▸ **Exercise task**: In the listing that follows, retype every line from the first through the one containing "(48,-184) -- (389,-184);". Pictures are to be left out.

============

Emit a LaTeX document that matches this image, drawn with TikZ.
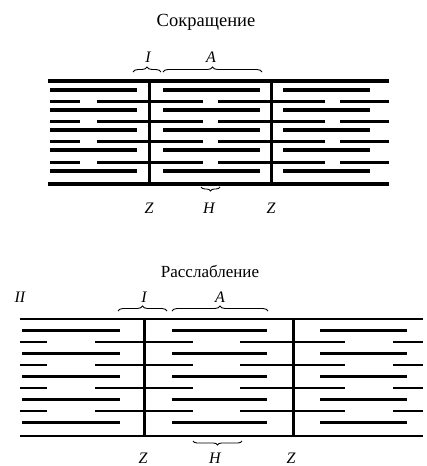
\documentclass[tikz,border=0pt]{standalone}
\usepackage{fontspec}
\setmainfont{Liberation Serif}
\usetikzlibrary{decorations.pathreplacing}

\begin{document}
\begin{tikzpicture}[x=1pt,y=1pt,
  frameline/.style={line width=3.2pt},
  zline/.style={line width=3.0pt},
  thick fil/.style={line width=3.8pt},
  thin fil/.style={line width=3.0pt},
  frameline2/.style={line width=2.8pt},
  thick fil2/.style={line width=3.0pt},
  thin fil2/.style={line width=2.4pt},
  bracetop/.style={decorate,decoration={brace,amplitude=5pt},line width=0.9pt},
  brace small/.style={decorate,decoration={brace,amplitude=4pt,mirror},line width=0.9pt},
  title/.style={font=\fontsize{18.5}{20}\selectfont},
  title2/.style={font=\fontsize{17}{19}\selectfont},
  lbl/.style={font=\fontsize{16}{18}\selectfont\itshape}]

\useasboundingbox (0,0) rectangle (427,-466);

% ---------------- contraction ----------------
\node[title] (t1) at (206,-22) {Сокращение};

\draw[frameline] (48,-81) -- (389,-81);
\draw[frameline] (48,-184) -- (389,-184);

% thick filaments
\foreach \y in {90,110,130,150,171}{
  \foreach \a/\b in {50/137,163/260,283/370}
    \draw[thick fil] (\a,-\y) -- (\b,-\y);
}
% thin filaments anchored at the Z lines
\foreach \y in {101,121,141,162}{
  \foreach \a/\b in {50/80,97/203,218/325,340/389}
    \draw[thin fil] (\a,-\y) -- (\b,-\y);
}
% Z lines
\draw[zline] (149,-81) -- (149,-184);
\draw[zline] (271,-81) -- (271,-184);

% bands
\draw[bracetop] (133,-72) -- (161,-72);
\draw[bracetop] (163,-72) -- (262,-72);
\draw[brace small] (201,-187) -- (220,-187);

\node[lbl] (i1) at (148,-57) {I};
\node[lbl] (a1) at (211,-57) {A};
\node[lbl] (z1a) at (149,-208) {Z};
\node[lbl] (h1) at (209,-208) {H};
\node[lbl] (z1b) at (271,-208) {Z};

% ---------------- relaxation ----------------
\node[title2] (t2) at (210,-271) {Расслабление};
\node[lbl] (roman) at (20,-297) {II};

\draw[frameline2] (20,-319) -- (423,-319);
\draw[frameline2] (20,-436) -- (423,-436);

\foreach \y in {330,353,376,399,422}{
  \foreach \a/\b in {22/120,172/267,320/407}
    \draw[thick fil2] (\a,-\y) -- (\b,-\y);
}
\foreach \y in {342,365,388,411}{
  \foreach \a/\b in {20/47,95/193,240/345,393/423}
    \draw[thin fil2] (\a,-\y) -- (\b,-\y);
}
\draw[zline] (144,-319) -- (144,-436);
\draw[zline] (293,-319) -- (293,-436);

\draw[bracetop] (118,-311) -- (167,-311);
\draw[bracetop] (172,-311) -- (268,-311);
\draw[brace small] (193,-441) -- (242,-441);

\node[lbl] (i2) at (144,-297) {I};
\node[lbl] (a2) at (220,-297) {A};
\node[lbl] (z2a) at (143,-458) {Z};
\node[lbl] (h2) at (215,-458) {H};
\node[lbl] (z2b) at (291,-458) {Z};
\end{tikzpicture}
\end{document}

============

▸ **Answer for this exercise**:
Emit a LaTeX document that matches this image, drawn with TikZ.
\documentclass[tikz,border=0pt]{standalone}
\usepackage{fontspec}
\setmainfont{Liberation Serif}
\usetikzlibrary{decorations.pathreplacing}

\begin{document}
\begin{tikzpicture}[x=1pt,y=1pt,
  frameline/.style={line width=3.2pt},
  zline/.style={line width=3.0pt},
  thick fil/.style={line width=3.8pt},
  thin fil/.style={line width=3.0pt},
  frameline2/.style={line width=2.8pt},
  thick fil2/.style={line width=3.0pt},
  thin fil2/.style={line width=2.4pt},
  bracetop/.style={decorate,decoration={brace,amplitude=5pt},line width=0.9pt},
  brace small/.style={decorate,decoration={brace,amplitude=4pt,mirror},line width=0.9pt},
  title/.style={font=\fontsize{18.5}{20}\selectfont},
  title2/.style={font=\fontsize{17}{19}\selectfont},
  lbl/.style={font=\fontsize{16}{18}\selectfont\itshape}]

\useasboundingbox (0,0) rectangle (427,-466);

% ---------------- contraction ----------------
\node[title] (t1) at (206,-22) {Сокращение};

\draw[frameline] (48,-81) -- (389,-81);
\draw[frameline] (48,-184) -- (389,-184);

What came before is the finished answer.